Create a new String builder using chunks of sizeChunksI

builderBuild_ :: PrimMonad m => Int -> Builder String MutableString Word8 m () () -> m String #

readInteger :: String -> Maybe Integer #

readIntegral :: (HasNegation i, IntegralUpsize Word8 i, Additive i, Multiplicative i, IsIntegral i) => String -> Maybe i #

Read an Integer from a String

Consume an optional minus sign and many digits until end of string.

readNatural :: String -> Maybe Natural #

Read a Natural from a String

Consume many digits until end of string.

readDouble :: String -> Maybe Double #

Try to read a Double

readRational :: String -> Maybe Rational #

Try to read a floating number as a Rational

Note that for safety reason, only exponent between -10000 and 10000 is allowed as otherwise DoS/OOM is very likely. if you don't want this behavior, switching to a scientific type (not provided yet) that represent the exponent separately is the advised solution.

readFloatingExact :: String -> ReadFloatingCallback a -> Maybe a #

Read an Floating like number of the form:

-: numbers [ . numbers ] [ ( e | E ) [ - ] number ]

Call a function with:

A boolean representing if the number is negative
The digits part represented as a single natural number (123.456 is represented as 123456)
The number of digits in the fractional part (e.g. 123.456 => 3)
The exponent if any

The code is structured as a simple state machine that:

Optionally Consume a - sign
Consume number for the integral part
Optionally
Consume .
Consume remaining digits if not already end of string
Optionally Consume a e or E follow by an optional - and a number

upper :: String -> String #

Convert a String to the upper-case equivalent.

lower :: String -> String #

Convert a String to the upper-case equivalent.

caseFold :: String -> String #

Convert a String to the unicode case fold equivalent.

Case folding is mostly used for caseless comparison of strings.

isPrefixOf :: String -> String -> Bool #

Check whether the first string is a prefix of the second string.

isSuffixOf :: String -> String -> Bool #

Check whether the first string is a suffix of the second string.

isInfixOf :: String -> String -> Bool #

Check whether the first string is contains within the second string.

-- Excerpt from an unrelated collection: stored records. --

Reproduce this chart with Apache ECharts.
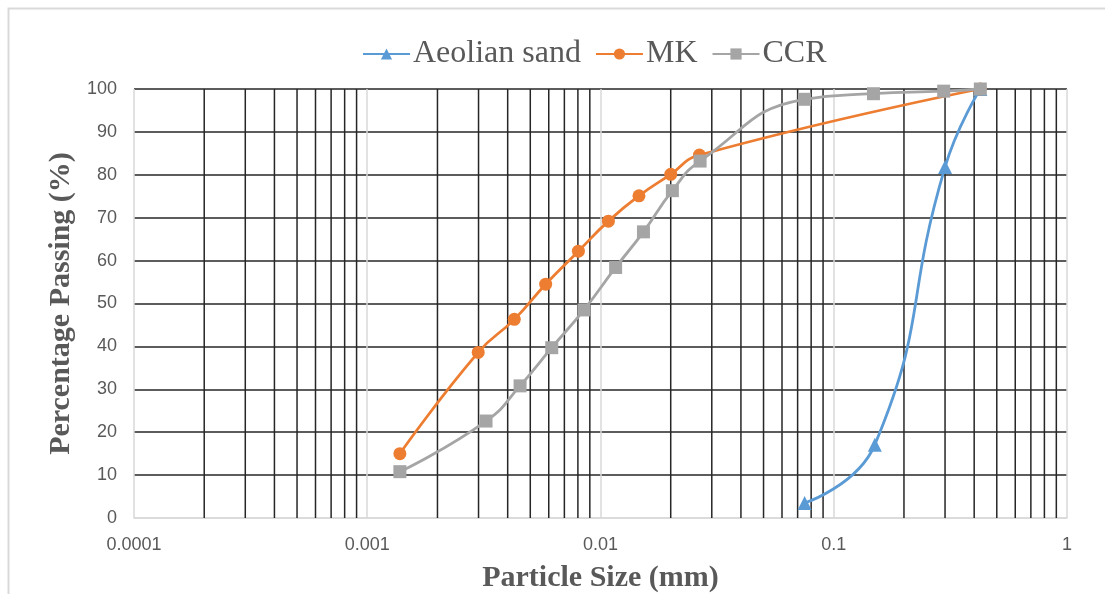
<!DOCTYPE html>
<html>
<head>
<meta charset="utf-8">
<script src="https://cdn.jsdelivr.net/npm/echarts@6/dist/echarts.min.js"></script>
<style>
  html, body { margin: 0; padding: 0; background: #fff; }
  #chart { width: 1105px; height: 594px; }
</style>
</head>
<body>
<div id="chart"></div>
<script>
// Particle size distribution curves (particle size in mm, % passing)
const aeolianSize = [0.075, 0.15, 0.3, 0.425];
const aeolianPass = [3.5, 17.1, 81.8, 100];

const mkSize = [0.00138, 0.00299, 0.00427, 0.00582, 0.00804, 0.01081, 0.01462, 0.0200, 0.02655, 0.425];
const mkPass = [15.0, 38.6, 46.3, 54.5, 62.2, 69.2, 75.1, 80.1, 84.6, 100];

const ccrSize = [0.00138, 0.00323, 0.00452, 0.00618, 0.00849, 0.01161, 0.01528, 0.02033, 0.02673, 0.0748, 0.148, 0.296, 0.425];
const ccrPass = [10.8, 22.6, 30.8, 39.7, 48.5, 58.4, 66.7, 76.3, 83.2, 97.6, 98.9, 99.5, 100];

const seriesNames = ['Aeolian sand', 'MK', 'CCR'];
const decades = [0.0001, 0.001, 0.01, 0.1];
const minorSteps = [2, 3, 4, 5, 6, 7, 8, 9];
const xTickLabels = ['0.0001', '0.001', '0.01', '0.1', '1'];

// minor gridlines of the log axis: 2..9 within each decade
const minorGrid = [];
decades.forEach(d => minorSteps.forEach(m => minorGrid.push(+(d * m).toPrecision(3))));

const pairs = (xs, ys) => xs.map((x, i) => [x, ys[i]]);

const serif = '"Liberation Serif", "Times New Roman", serif';
const sans = '"Liberation Sans", Arial, sans-serif';

const chart = echarts.init(document.getElementById('chart'), null, { renderer: 'canvas' });

chart.setOption({
  backgroundColor: '#ffffff',
  animation: false,
  graphic: [{
    type: 'rect',
    left: 6, top: 6,
    shape: { width: 1200, height: 700 },
    style: { fill: 'none', stroke: '#D9D9D9', lineWidth: 2 },
    silent: true, z: -10
  }],
  legend: {
    data: seriesNames,
    top: 33,
    left: 357,
    itemWidth: 47,
    itemHeight: 14,
    itemGap: 14,
    textStyle: { fontFamily: serif, fontSize: 32, color: '#595959', padding: [0, 0, 0, -2] }
  },
  grid: { left: 134, right: 38, top: 89, bottom: 76, containLabel: false, outerBoundsMode: 'none' },
  xAxis: {
    type: 'log',
    logBase: 10,
    min: 0.0001,
    max: 1,
    name: 'Particle Size (mm)',
    nameLocation: 'middle',
    nameGap: 45,
    nameTextStyle: { fontFamily: serif, fontSize: 30, fontWeight: 'bold', color: '#595959' },
    axisLine: { show: true, lineStyle: { color: '#D9D9D9', width: 1.5 } },
    axisTick: { show: false },
    axisLabel: {
      margin: 18,
      fontFamily: sans, fontSize: 18, color: '#595959',
      formatter: v => {
        const i = Math.round(Math.log10(v)) + 4;
        return xTickLabels[i] !== undefined ? xTickLabels[i] : '';
      }
    },
    splitLine: { show: true, lineStyle: { color: '#D9D9D9', width: 1.5 } }
  },
  yAxis: {
    type: 'value',
    min: 0,
    max: 100,
    interval: 10,
    name: 'Percentage Passing (%)',
    nameLocation: 'middle',
    nameGap: 57,
    nameTextStyle: { fontFamily: serif, fontSize: 30, fontWeight: 'bold', color: '#595959' },
    axisLine: { show: false },
    axisTick: { show: false },
    axisLabel: { margin: 17, fontFamily: sans, fontSize: 18, color: '#595959' },
    splitLine: {
      show: true,
      lineStyle: {
        color: ['#D9D9D9', '#262626', '#262626', '#262626', '#262626', '#262626',
                '#262626', '#262626', '#262626', '#262626', '#262626'],
        width: 1.5
      }
    }
  },
  series: [
    {
      // vertical minor gridlines placed through the log x scale
      name: 'minor-grid',
      type: 'custom',
      silent: true,
      z: 1,
      data: minorGrid.map(v => [v, 0]),
      encode: { x: 0, y: 1 },
      renderItem: (params, api) => {
        const v = api.value(0);
        const p0 = api.coord([v, 0]);
        const p1 = api.coord([v, 100]);
        return {
          type: 'line',
          shape: { x1: p0[0], y1: p0[1], x2: p1[0], y2: p1[1] },
          style: { stroke: '#262626', lineWidth: 1.5 }
        };
      }
    },
    {
      name: seriesNames[0],
      type: 'line',
      smooth: true,
      data: pairs(aeolianSize, aeolianPass),
      symbol: 'triangle',
      symbolSize: 14,
      lineStyle: { color: '#5B9BD5', width: 2.8 },
      itemStyle: { color: '#5B9BD5' },
      z: 3
    },
    {
      name: seriesNames[1],
      type: 'line',
      smooth: true,
      data: pairs(mkSize, mkPass),
      symbol: 'circle',
      symbolSize: 13,
      lineStyle: { color: '#ED7D31', width: 2.8 },
      itemStyle: { color: '#ED7D31' },
      z: 4
    },
    {
      name: seriesNames[2],
      type: 'line',
      smooth: true,
      data: pairs(ccrSize, ccrPass),
      symbol: 'rect',
      symbolSize: 13,
      lineStyle: { color: '#A5A5A5', width: 2.8 },
      itemStyle: { color: '#A5A5A5' },
      z: 5
    }
  ]
});
</script>
</body>
</html>
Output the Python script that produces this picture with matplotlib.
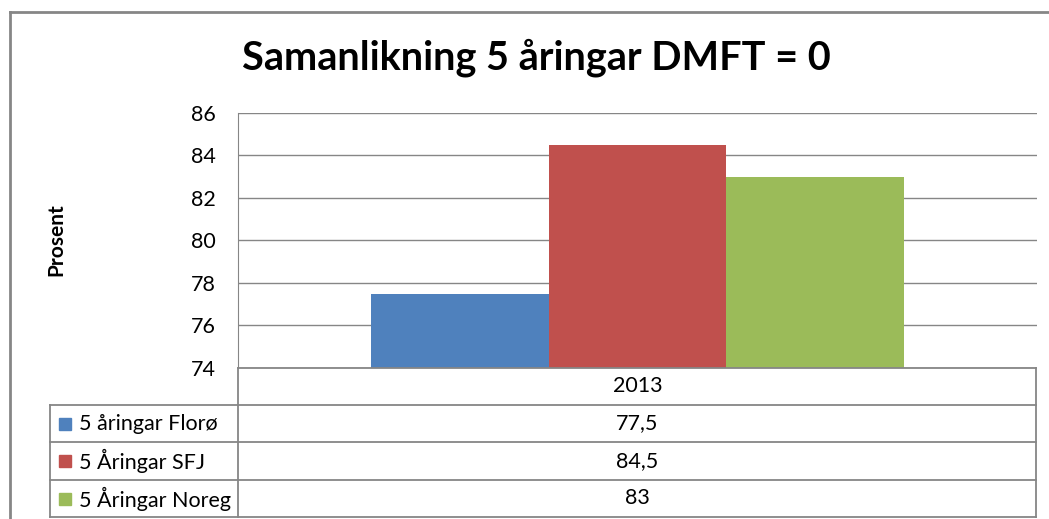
import matplotlib.pyplot as plt
from matplotlib.lines import Line2D
from matplotlib.patches import Rectangle

# data
category = "2013"
series_names = ["5 åringar Florø", "5 Åringar SFJ", "5 Åringar Noreg"]
series_values = [77.5, 84.5, 83.0]
series_colors = ["#4F81BD", "#C0504D", "#9BBB59"]
y_ticks = [74, 76, 78, 80, 82, 84, 86]

W, H = 1049, 519
GRID = "#868686"
FONT = "Lato"
SMALL = 15.5


def fx(px):
    return px / W


def fy(py):
    return 1 - py / H


fig = plt.figure(figsize=(W / 100, H / 100), dpi=100)

# plot area
left, top, right, bottom = 238, 113, 1037, 368
ax = fig.add_axes([fx(left), fy(bottom), fx(right - left), (bottom - top) / H])
bar_w = 1 / 4.5
for i, (val, col) in enumerate(zip(series_values, series_colors)):
    ax.bar((i - 1) * bar_w, val - y_ticks[0], bottom=y_ticks[0], width=bar_w,
           color=col, zorder=3)
ax.set_xlim(-0.5, 0.5)
ax.set_ylim(y_ticks[0], y_ticks[-1])
ax.set_yticks(y_ticks)
ax.set_yticklabels([str(t) for t in y_ticks], fontfamily=FONT, fontsize=SMALL)
ax.tick_params(axis="y", length=0, pad=16)
ax.set_xticks([])
ax.yaxis.grid(True, color=GRID, linewidth=1)
ax.set_axisbelow(True)
for side in ["top", "right", "bottom"]:
    ax.spines[side].set_visible(False)
ax.spines["left"].set_color(GRID)

# title and axis label
fig.text(fx(536), fy(58), "Samanlikning 5 åringar DMFT = 0", ha="center", va="center",
         fontfamily=FONT, fontweight="bold", fontsize=28.5)
fig.text(fx(56), fy(240), "Prosent", rotation=90, ha="center", va="center",
         fontfamily=FONT, fontweight="bold", fontsize=15)

# data table
rows = [368, 405, 442, 480, 517]
tx0, tx1 = 50, 1036
lines = [
    ((left, left), (bottom, rows[-1])),
    ((tx1, tx1), (rows[0], rows[-1])),
    ((tx0, tx0), (rows[1], rows[-1])),
    ((left, tx1), (rows[0], rows[0])),
]
for r in rows[1:]:
    lines.append(((tx0, tx1), (r, r)))
for xs, ys in lines:
    fig.add_artist(Line2D([fx(x) for x in xs], [fy(y) for y in ys], color=GRID,
                          linewidth=1.3))

center_x = (left + right) / 2
fig.text(fx(center_x), fy((rows[0] + rows[1]) / 2), category, ha="center", va="center",
         fontfamily=FONT, fontsize=SMALL)
for i, (name, val, col) in enumerate(zip(series_names, series_values, series_colors)):
    yc = (rows[i + 1] + rows[i + 2]) / 2
    fig.add_artist(Rectangle((fx(59), fy(yc + 6)), 12 / W, 12 / H, color=col,
                             transform=fig.transFigure))
    fig.text(fx(79), fy(yc), name, ha="left", va="center", fontfamily=FONT,
             fontsize=SMALL)
    label = f"{val:g}".replace(".", ",")
    fig.text(fx(center_x), fy(yc), label, ha="center", va="center",
             fontfamily=FONT, fontsize=SMALL)

# outer chart frame
fig.add_artist(Line2D([fx(10), fx(10)], [fy(12), 0], color=GRID, linewidth=2))
fig.add_artist(Line2D([fx(10), 1], [fy(12), fy(12)], color=GRID, linewidth=2))

fig.savefig("out.png", dpi=100)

TODO: implemented the naive way and thus terribly inefficient, reimplement properly

stripPrefix :: String -> String -> Maybe String #

Try to strip a prefix from the start of a String.

If the prefix is not starting the string, then Nothing is returned, otherwise the striped string is returned

stripSuffix :: String -> String -> Maybe String #

Try to strip a suffix from the end of a String.

If the suffix is not ending the string, then Nothing is returned, otherwise the striped string is returned

all :: (Char -> Bool) -> String -> Bool #

any :: (Char -> Bool) -> String -> Bool #

Legacy utility

lines :: String -> [String] #

Split lines in a string using newline as separation.

Note that carriage return preceding a newline are also strip for maximum compatibility between Windows and Unix system.

words :: String -> [String] #

Split words in a string using spaces as separation

words "Hello Foundation"

Hello, Foundation

toBase64 :: String -> String #

Transform string src to base64 binary representation.

toBase64URL :: Bool -> String -> String #

Transform string src to URL-safe base64 binary representation. The result will be either padded or unpadded, depending on the boolean padded argument.

toBase64OpenBSD :: String -> String #

Transform string src to OpenBSD base64 binary representation.